Matthews v. Leonard

I dissent.

The case of the respondent rests upon the rule that the republication of a will by a codicil, whether express or implied, carries forward the language and effect of the original will to the date of the codicil, so that its effect will depend upon the conditions existing at that time; and upon the further proposition that a testamentary provision for a person who is dead at the time it is made is void. These propositions are well established, but I do not think they determine the case.

The respondent contends that the rule that the reaffirmation of a will by a codicil carries forward its effect to the date of the codicil is rigid and unvarying. This is not the effect of the authorities. The rule had its origin in England at a time when, under the ecclesiastical law, property acquired after the execution of a will, and before the death of the testator, did not pass by the will, and the principal effect of the rule *Page 582 was to make the general dispositions of the will include all property acquired up to the date of the codicil. All the textwriters remark that since the act of parliament providing that a will shall speak at the death of the testator, and, so far as its terms are sufficient therefor, disposes of all property held by the testator at his death, this rule has been of less importance, and is much less frequently invoked.

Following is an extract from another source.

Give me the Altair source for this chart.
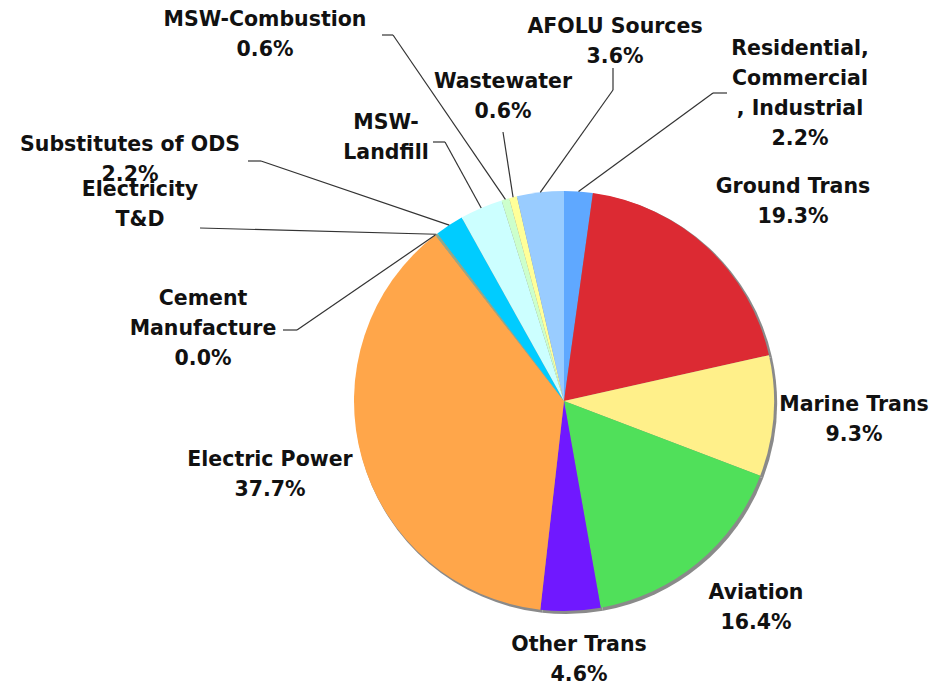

The two propositions, that the execution of a codicil does not revive, in favor of the children of the legatee, a legacy which had lapsed by the death of the legatee after the making of the will and before the execution of the codicil, and that the codicil does not renew a legacy which, in the interval, had been adeemed or satisfied by the testator, are as well established as the rule carrying forward the language of the will to the date of the codicil. The principle on which these two propositions rest, especially that relating to ademption, is that the mere republication of a will by means of a codicil does not always change the legal effect of the will as it exists at the time the codicil is executed. If events occurring after its execution have removed one of the objects of the will, or canceled some of its provisions, and thereby changed its legal effect, the subsequent execution of the codicil does not, in the absence of express words, change the situation. If a legacy has lapsed, it remains lapsed; if it has been adeemed, it remains satisfied and extinguished. In the latter case, if the rule that the codicil carries forward the language of the will to the date of the codicil were applied, the effect would be to renew the legacy as given by the original will. But, as above stated, the contrary is held, and the legal effect of the will, coupled with the subsequent ademption, remains unaffected by the codicil. (1 Jarman on Wills, *158; Powys v. Mansfield, 3 Mylne C. 376, [40 Eng. Rep. 971].)

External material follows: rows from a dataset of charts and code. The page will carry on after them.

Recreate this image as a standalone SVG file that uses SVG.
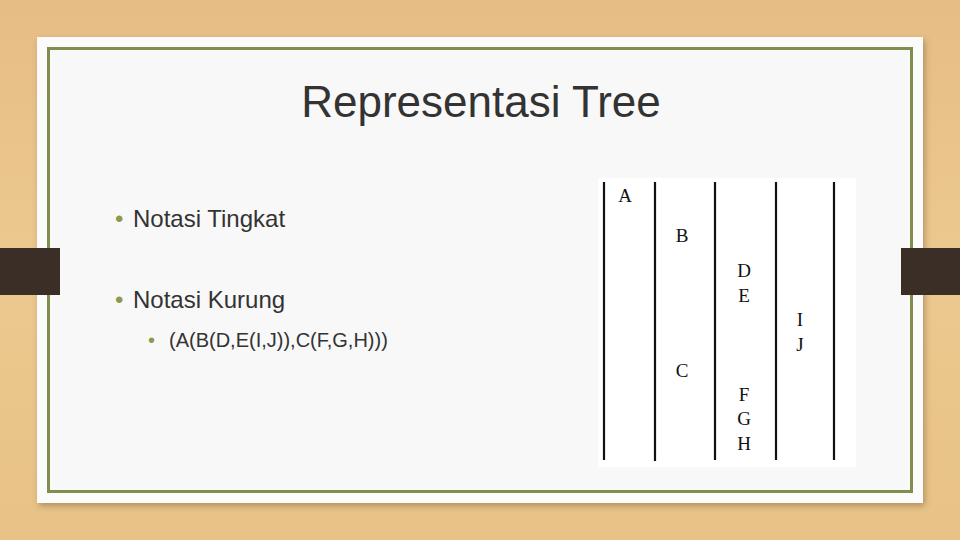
<svg xmlns="http://www.w3.org/2000/svg" width="960" height="540" viewBox="0 0 960 540">
<defs>
<linearGradient id="wood" x1="0" y1="0" x2="0" y2="1">
<stop offset="0" stop-color="#e6bd85"/>
<stop offset="0.5" stop-color="#ecc98f"/>
<stop offset="1" stop-color="#e8c286"/>
</linearGradient>
<filter id="sh" x="-5%" y="-5%" width="110%" height="115%">
<feDropShadow dx="2" dy="3" stdDeviation="3" flood-color="#6b5433" flood-opacity="0.45"/>
</filter>
<style>
.t{font-family:"Liberation Sans",Arial,sans-serif;fill:#333}
.b{fill:#8a9a4f;font-family:"Liberation Sans",Arial,sans-serif}
.s{font-family:"Liberation Serif","Times New Roman",serif;font-size:19px;fill:#111}
.v{stroke:#111;stroke-width:2.2}
</style>
</defs>
<rect width="960" height="540" fill="url(#wood)"/>
<rect x="37" y="37" width="886" height="466" fill="#fbfbfb" filter="url(#sh)"/>
<rect x="48.5" y="48.5" width="863" height="443" fill="#f8f8f8" stroke="#7d8f4a" stroke-width="3"/>
<g id="tabs">
<rect x="0" y="248" width="60" height="47" fill="#3a2e26"/>
<rect x="901" y="248" width="59" height="47" fill="#3a2e26"/>
</g>
<g id="title"><text class="t" x="481" y="117" font-size="44" text-anchor="middle" fill="#222">Representasi Tree</text></g>
<g id="bullets">
<text class="b" x="115" y="227" font-size="24">•</text>
<text class="t" x="133" y="227" font-size="24">Notasi Tingkat</text>
<text class="b" x="115" y="308" font-size="24">•</text>
<text class="t" x="133" y="308" font-size="24">Notasi Kurung</text>
<text class="b" x="148" y="347" font-size="20">•</text>
<text class="t" x="169" y="347" font-size="20">(A(B(D,E(I,J)),C(F,G,H)))</text>
</g>
<g id="table">
<rect x="598" y="178" width="258" height="289" fill="#ffffff"/>
<line class="v" x1="604" y1="182" x2="604" y2="460"/>
<line class="v" x1="655" y1="182" x2="655" y2="461"/>
<line class="v" x1="715" y1="182" x2="715" y2="460"/>
<line class="v" x1="776" y1="182" x2="776" y2="460"/>
<line class="v" x1="834" y1="182" x2="834" y2="460"/>
<text class="s" x="625" y="202" text-anchor="middle">A</text>
<text class="s" x="682" y="242" text-anchor="middle">B</text>
<text class="s" x="744" y="277" text-anchor="middle">D</text>
<text class="s" x="744" y="302" text-anchor="middle">E</text>
<text class="s" x="800" y="326" text-anchor="middle">I</text>
<text class="s" x="800" y="351" text-anchor="middle">J</text>
<text class="s" x="682" y="377" text-anchor="middle">C</text>
<text class="s" x="744" y="401" text-anchor="middle">F</text>
<text class="s" x="744" y="425" text-anchor="middle">G</text>
<text class="s" x="744" y="450" text-anchor="middle">H</text>
</g>
</svg>
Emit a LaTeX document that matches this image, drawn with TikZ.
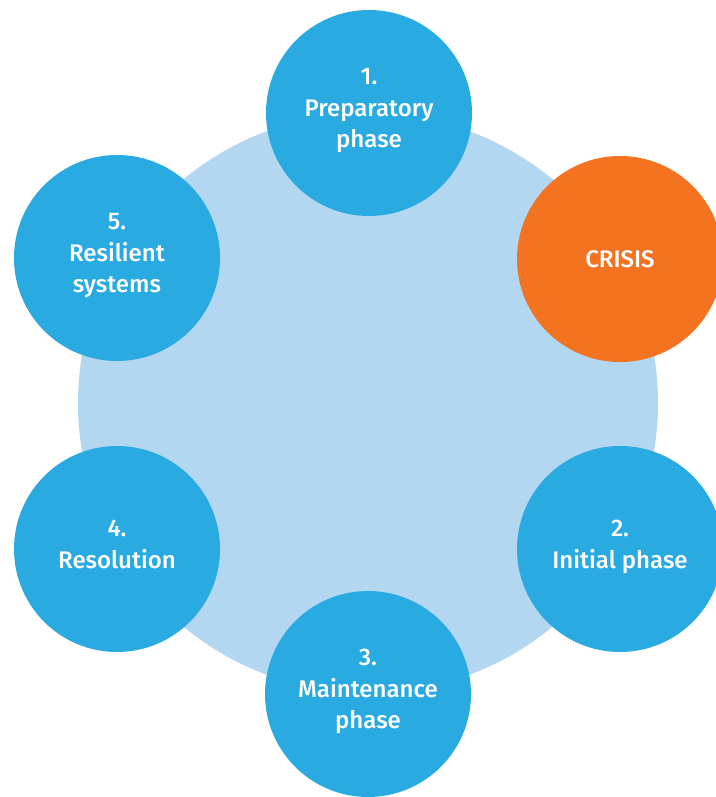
\documentclass[tikz,border=0pt]{standalone}
\usepackage{fontspec}
\setmainfont{Fira Sans}[UprightFont=* Medium]
\definecolor{phaseblue}{HTML}{29AAE1}
\definecolor{ringblue}{HTML}{B3D6F1}
\definecolor{crisisorange}{HTML}{F37321}
\tikzset{
  phase/.style={circle, fill=phaseblue, minimum size=206*0.03cm, inner sep=0pt,
    text=white, align=center, text depth=0.3cm, font=\fontsize{20.5}{27}\selectfont},
  crisis/.style={phase, fill=crisisorange, text depth=0pt}
}
\begin{document}
\begin{tikzpicture}[x=0.03cm,y=-0.03cm]
       \useasboundingbox (0,0) rectangle (715,797);
       \fill[ringblue] (368,403) circle (290);
       \node[phase] (prep) at (369,113) {1.\\Preparatory\\phase};
       \node[crisis] (crisis) at (620,259) {CRISIS};
       \foreach \name/\x/\y/\txt in {
         initial/620/549/{2.\\Initial phase},
         maint/368/694/{3.\\Maintenance\\phase},
         resol/117/549/{4.\\Resolution},
         resil/117/258/{5.\\Resilient\\systems}}
       {
         \node[phase] (\name) at (\x,\y) {\txt};
       }
     \end{tikzpicture}
\end{document}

If we apply the same principle to the present case, we will find that it upholds the present will as it was before the codicil was made, with respect to the legacy to the daughter of the testatrix, who was the mother of the respondent. The legatee, being a daughter, and the respondent being her surviving child, the legacy had not lapsed. (See Civ. Code, sec. 1310) The rule that a lapsed legacy is not revived is therefore not even technically applicable. By force of section 1310 this legacy had not lapsed, but had been merely transferred at the death of the legatee, to her surviving child. It was *Page 583 operative as a provision in his favor at the time the codicil was executed. Consequently, the will then made a valid disposition in favor of that child. The testatrix must be presumed to have known the law and to have made the codicil with that knowledge. She knew of the death of her daughter. Therefore, at the time she made the codicil she must be presumed to have known that her pre-existing will made a valid provision for this child, and must likewise be presumed to have reaffirmed it with knowledge of its effect in that particular, and to have intended thereby to continue that provision in existence.

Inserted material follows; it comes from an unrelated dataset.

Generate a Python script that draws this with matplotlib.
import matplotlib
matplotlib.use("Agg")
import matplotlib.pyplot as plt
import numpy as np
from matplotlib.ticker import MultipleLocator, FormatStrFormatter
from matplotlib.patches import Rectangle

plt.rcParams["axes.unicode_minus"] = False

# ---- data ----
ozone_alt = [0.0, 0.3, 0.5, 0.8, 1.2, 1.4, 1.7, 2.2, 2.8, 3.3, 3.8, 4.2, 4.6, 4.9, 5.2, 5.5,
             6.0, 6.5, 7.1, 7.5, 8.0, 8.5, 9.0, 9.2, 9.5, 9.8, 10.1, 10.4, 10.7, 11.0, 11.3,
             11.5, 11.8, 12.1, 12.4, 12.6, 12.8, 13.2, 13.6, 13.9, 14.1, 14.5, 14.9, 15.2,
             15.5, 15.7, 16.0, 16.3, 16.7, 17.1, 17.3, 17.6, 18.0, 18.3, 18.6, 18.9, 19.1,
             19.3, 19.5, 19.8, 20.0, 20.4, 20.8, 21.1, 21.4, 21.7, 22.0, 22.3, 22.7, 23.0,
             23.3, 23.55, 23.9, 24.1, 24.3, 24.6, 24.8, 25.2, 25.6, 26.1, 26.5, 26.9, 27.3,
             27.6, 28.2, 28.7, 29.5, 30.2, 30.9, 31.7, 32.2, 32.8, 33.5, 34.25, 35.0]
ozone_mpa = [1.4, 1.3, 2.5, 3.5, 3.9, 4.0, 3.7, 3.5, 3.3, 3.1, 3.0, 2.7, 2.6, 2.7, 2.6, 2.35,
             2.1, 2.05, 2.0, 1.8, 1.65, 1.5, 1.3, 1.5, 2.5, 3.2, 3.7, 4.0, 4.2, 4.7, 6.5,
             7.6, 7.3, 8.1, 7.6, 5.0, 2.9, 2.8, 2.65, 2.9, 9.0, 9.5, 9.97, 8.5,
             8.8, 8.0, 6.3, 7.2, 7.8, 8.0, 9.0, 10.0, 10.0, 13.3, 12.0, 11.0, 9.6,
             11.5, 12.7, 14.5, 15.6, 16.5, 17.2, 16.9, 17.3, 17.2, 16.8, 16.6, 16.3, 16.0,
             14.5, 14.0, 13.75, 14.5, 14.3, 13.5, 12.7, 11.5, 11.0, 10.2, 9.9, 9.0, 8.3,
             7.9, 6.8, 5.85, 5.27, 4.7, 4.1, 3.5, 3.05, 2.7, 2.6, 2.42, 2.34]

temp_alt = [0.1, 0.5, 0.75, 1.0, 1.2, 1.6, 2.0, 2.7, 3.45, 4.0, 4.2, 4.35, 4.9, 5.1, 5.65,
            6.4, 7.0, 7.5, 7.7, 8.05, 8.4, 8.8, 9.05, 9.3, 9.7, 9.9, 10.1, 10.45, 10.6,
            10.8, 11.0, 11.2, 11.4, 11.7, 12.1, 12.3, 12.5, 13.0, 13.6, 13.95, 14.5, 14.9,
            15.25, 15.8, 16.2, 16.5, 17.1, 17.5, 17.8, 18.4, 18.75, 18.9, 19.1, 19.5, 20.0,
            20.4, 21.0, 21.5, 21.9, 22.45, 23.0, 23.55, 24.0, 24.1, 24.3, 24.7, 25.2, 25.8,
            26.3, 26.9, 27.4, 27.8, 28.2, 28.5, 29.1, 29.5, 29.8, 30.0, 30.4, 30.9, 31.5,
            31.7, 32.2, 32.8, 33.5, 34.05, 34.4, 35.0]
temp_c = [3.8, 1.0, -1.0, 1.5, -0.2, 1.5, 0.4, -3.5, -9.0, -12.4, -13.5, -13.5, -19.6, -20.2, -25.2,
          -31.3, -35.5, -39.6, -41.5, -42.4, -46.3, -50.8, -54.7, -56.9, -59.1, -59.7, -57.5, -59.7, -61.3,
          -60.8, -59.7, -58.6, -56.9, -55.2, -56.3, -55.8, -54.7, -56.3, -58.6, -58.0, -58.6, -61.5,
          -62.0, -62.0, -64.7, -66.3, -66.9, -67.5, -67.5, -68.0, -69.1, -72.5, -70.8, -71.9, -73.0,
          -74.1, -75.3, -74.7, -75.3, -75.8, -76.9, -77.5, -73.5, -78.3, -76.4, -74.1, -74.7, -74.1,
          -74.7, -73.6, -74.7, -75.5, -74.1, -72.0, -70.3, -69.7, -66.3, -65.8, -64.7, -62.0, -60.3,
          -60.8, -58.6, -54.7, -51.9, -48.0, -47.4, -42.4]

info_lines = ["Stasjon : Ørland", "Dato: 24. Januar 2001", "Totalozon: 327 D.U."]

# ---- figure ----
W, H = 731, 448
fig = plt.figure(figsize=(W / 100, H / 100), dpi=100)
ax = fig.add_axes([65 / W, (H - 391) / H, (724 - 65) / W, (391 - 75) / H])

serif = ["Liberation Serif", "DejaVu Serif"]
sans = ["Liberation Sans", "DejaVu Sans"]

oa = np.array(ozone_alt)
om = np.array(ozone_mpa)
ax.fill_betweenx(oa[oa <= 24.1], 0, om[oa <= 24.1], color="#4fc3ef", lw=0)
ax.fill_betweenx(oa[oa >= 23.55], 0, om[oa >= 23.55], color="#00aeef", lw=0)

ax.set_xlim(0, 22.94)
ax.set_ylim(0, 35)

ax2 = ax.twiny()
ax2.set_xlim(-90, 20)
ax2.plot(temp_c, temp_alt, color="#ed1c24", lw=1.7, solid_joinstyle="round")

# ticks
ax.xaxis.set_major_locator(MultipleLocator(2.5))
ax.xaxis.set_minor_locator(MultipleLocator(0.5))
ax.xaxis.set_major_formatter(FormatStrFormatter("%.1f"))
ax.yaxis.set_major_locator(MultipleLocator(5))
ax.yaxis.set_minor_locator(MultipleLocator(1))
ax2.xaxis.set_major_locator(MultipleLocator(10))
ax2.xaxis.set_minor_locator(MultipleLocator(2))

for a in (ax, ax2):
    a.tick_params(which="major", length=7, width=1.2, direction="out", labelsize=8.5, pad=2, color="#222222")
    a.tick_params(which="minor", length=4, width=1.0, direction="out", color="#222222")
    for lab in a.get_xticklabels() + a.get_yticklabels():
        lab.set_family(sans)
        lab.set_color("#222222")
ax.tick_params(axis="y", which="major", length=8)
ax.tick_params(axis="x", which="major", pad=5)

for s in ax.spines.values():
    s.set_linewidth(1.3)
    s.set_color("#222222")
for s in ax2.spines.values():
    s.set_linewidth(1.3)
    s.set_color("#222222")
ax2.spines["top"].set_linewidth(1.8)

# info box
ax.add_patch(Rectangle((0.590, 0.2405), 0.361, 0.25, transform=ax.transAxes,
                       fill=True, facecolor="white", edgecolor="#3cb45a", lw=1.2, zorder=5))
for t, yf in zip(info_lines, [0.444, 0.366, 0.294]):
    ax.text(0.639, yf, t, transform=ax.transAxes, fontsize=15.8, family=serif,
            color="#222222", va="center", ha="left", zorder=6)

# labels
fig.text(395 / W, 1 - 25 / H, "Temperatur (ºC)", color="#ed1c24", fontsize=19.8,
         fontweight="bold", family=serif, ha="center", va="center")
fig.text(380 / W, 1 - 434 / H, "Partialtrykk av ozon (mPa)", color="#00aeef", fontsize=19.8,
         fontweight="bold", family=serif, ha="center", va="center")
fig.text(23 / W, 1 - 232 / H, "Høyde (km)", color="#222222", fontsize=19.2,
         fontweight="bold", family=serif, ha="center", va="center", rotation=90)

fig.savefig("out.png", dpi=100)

Section 1307 of the Civil Code, relating to pretermitted heirs, applies only where a testator "omits to provide in his will for any of his children, or for the issue of any deceased child." Here, as we have seen, there was a provision in the will, as reaffirmed, for the child, Howard Leonard; a provision which the testatrix is presumed to have had in mind in making the codicil. There was no omission to provide for him, and consequently no basis for the claim that he is a pretermitted heir.

All of these rules are but applications of the paramount rule that the courts will always, if possible, ascertain the intent of the testator and will carry out that intent so far as it is lawful. A republication of the will at a later date implies that the testator intended it to be operative as of that date, so far as its language would make it so, and so far as the law permitted; therefore, the courts so hold. If a legacy was adeemed, a subsequent republication would not, of itself, carry any implication of an intent to give it again to the same person. Nothing but express words would do that. Hence the courts hold that such adeemed legacy is not renewed by a codicil. So, by like reasoning, where a legacy is given to a relation who afterward dies, leaving a surviving child to whom the legacy would pass by force of the law, a subsequent republication raises no inference of an intent to revoke the provision thus remaining operative, and, accordingly, the courts should infer an intent to leave it in force. (SeeEstate of McCauley, 138 Cal. 435, [71 P. 512].)